Harper's Magazine: Trapdoor Where the past overtakes you

Kathleen Alcott, Harper's Magazine, 2023年12月1日

Toward the end of my life in New York, a decade and change I would dispense with as casually as I’d begun it, came a season of psychic misery that felt as vertiginous, as alarming and noiseless, as a winding drive along a cliff—the windows sealed shut against a danger still visible. My acupuncturist, Christina,might have been the only person who knew how truly I had wanted to stop living. Six months into treating me,a period in which my thanatotic impulses could alight on certain objects as glistering and totemic, she moved offices, taking up in an unremarkable office building on Union Square.

 

It was December of 2021 when I first visited her there, on a half-vacant ninth floor, and an elevator opened to reveal the most unusual door I had ever seen.

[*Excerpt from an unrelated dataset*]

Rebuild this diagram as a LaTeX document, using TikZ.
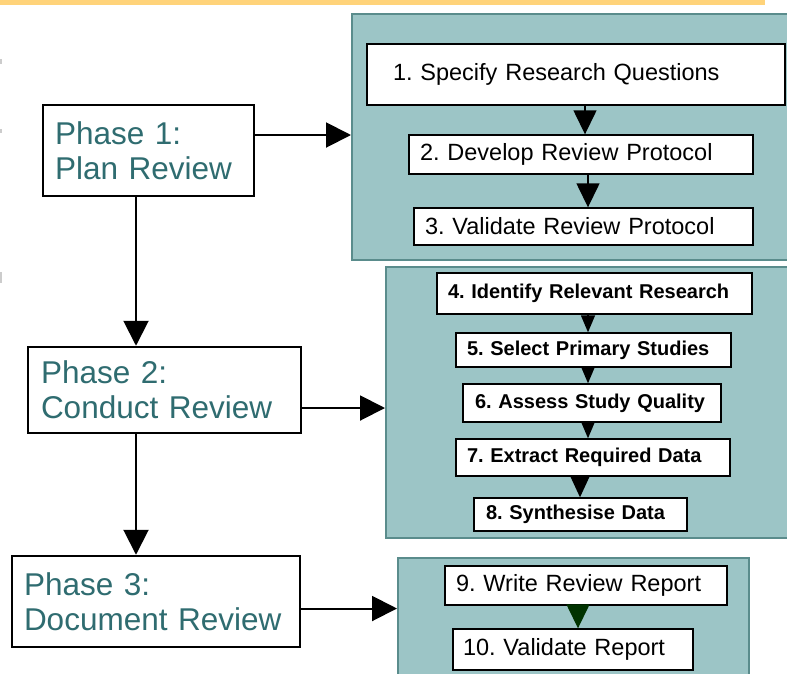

Isolated at one end of the hall, it left me succored, almost beatific. On glass painted black, unsteadily at the edges, was a prim gold-leaf heading: office of the estate of samuel klein, deceased. Under that, six names were printed in the same serif—the text dec’d appended, with a baffling kind of menace, to three. I felt convinced that the knob had not been turned in recent history: whoever was responsible had declared themselves bereaved, a few times over, then vanished.